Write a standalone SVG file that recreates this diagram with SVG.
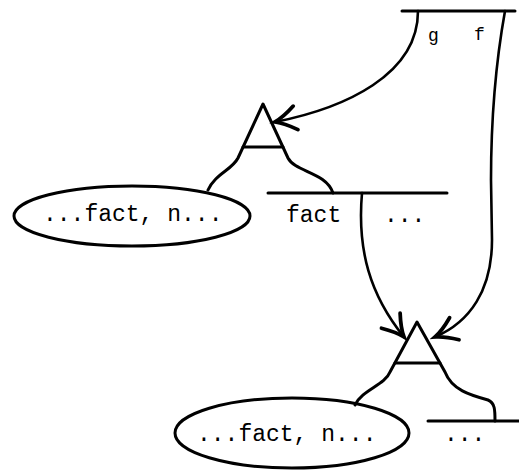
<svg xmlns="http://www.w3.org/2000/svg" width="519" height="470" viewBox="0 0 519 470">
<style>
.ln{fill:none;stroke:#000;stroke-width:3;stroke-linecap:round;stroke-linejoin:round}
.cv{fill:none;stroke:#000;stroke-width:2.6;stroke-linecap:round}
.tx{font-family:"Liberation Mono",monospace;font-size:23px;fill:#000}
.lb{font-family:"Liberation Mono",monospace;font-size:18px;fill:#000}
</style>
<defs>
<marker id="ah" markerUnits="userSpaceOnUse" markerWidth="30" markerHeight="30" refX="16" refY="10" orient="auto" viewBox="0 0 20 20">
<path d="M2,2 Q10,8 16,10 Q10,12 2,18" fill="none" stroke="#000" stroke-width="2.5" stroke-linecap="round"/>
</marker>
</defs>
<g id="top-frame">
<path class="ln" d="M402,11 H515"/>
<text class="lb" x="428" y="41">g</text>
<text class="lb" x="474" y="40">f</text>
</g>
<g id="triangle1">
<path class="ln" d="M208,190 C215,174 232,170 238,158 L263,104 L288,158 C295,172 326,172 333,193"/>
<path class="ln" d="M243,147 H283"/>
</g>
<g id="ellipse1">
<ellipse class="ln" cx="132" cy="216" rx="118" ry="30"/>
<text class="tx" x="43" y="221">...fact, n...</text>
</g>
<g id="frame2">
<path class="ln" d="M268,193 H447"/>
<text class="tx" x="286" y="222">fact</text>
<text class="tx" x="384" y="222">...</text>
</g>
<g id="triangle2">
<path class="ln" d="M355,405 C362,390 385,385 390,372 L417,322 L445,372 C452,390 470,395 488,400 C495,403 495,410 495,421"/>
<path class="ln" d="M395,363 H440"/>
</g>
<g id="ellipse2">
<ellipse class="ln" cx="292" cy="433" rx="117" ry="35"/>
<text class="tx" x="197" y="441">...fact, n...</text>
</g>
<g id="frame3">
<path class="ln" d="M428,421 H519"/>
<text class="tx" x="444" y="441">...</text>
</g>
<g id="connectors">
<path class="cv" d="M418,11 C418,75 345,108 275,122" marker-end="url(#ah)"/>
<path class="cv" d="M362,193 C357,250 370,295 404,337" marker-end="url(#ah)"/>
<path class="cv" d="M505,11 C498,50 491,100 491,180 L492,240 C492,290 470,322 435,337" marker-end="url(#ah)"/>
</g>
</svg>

What you should do: Your task is an exact transcription of all the data, minus the pictures.

Reply to the task:
Write a standalone SVG file that recreates this diagram with SVG.
<svg xmlns="http://www.w3.org/2000/svg" width="519" height="470" viewBox="0 0 519 470">
<style>
.ln{fill:none;stroke:#000;stroke-width:3;stroke-linecap:round;stroke-linejoin:round}
.cv{fill:none;stroke:#000;stroke-width:2.6;stroke-linecap:round}
.tx{font-family:"Liberation Mono",monospace;font-size:23px;fill:#000}
.lb{font-family:"Liberation Mono",monospace;font-size:18px;fill:#000}
</style>
<defs>
<marker id="ah" markerUnits="userSpaceOnUse" markerWidth="30" markerHeight="30" refX="16" refY="10" orient="auto" viewBox="0 0 20 20">
<path d="M2,2 Q10,8 16,10 Q10,12 2,18" fill="none" stroke="#000" stroke-width="2.5" stroke-linecap="round"/>
</marker>
</defs>
<g id="top-frame">
<path class="ln" d="M402,11 H515"/>
<text class="lb" x="428" y="41">g</text>
<text class="lb" x="474" y="40">f</text>
</g>
<g id="triangle1">
<path class="ln" d="M208,190 C215,174 232,170 238,158 L263,104 L288,158 C295,172 326,172 333,193"/>
<path class="ln" d="M243,147 H283"/>
</g>
<g id="ellipse1">
<ellipse class="ln" cx="132" cy="216" rx="118" ry="30"/>
<text class="tx" x="43" y="221">...fact, n...</text>
</g>
<g id="frame2">
<path class="ln" d="M268,193 H447"/>
<text class="tx" x="286" y="222">fact</text>
<text class="tx" x="384" y="222">...</text>
</g>
<g id="triangle2">
<path class="ln" d="M355,405 C362,390 385,385 390,372 L417,322 L445,372 C452,390 470,395 488,400 C495,403 495,410 495,421"/>
<path class="ln" d="M395,363 H440"/>
</g>
<g id="ellipse2">
<ellipse class="ln" cx="292" cy="433" rx="117" ry="35"/>
<text class="tx" x="197" y="441">...fact, n...</text>
</g>
<g id="frame3">
<path class="ln" d="M428,421 H519"/>
<text class="tx" x="444" y="441">...</text>
</g>
<g id="connectors">
<path class="cv" d="M418,11 C418,75 345,108 275,122" marker-end="url(#ah)"/>
<path class="cv" d="M362,193 C357,250 370,295 404,337" marker-end="url(#ah)"/>
<path class="cv" d="M505,11 C498,50 491,100 491,180 L492,240 C492,290 470,322 435,337" marker-end="url(#ah)"/>
</g>
</svg>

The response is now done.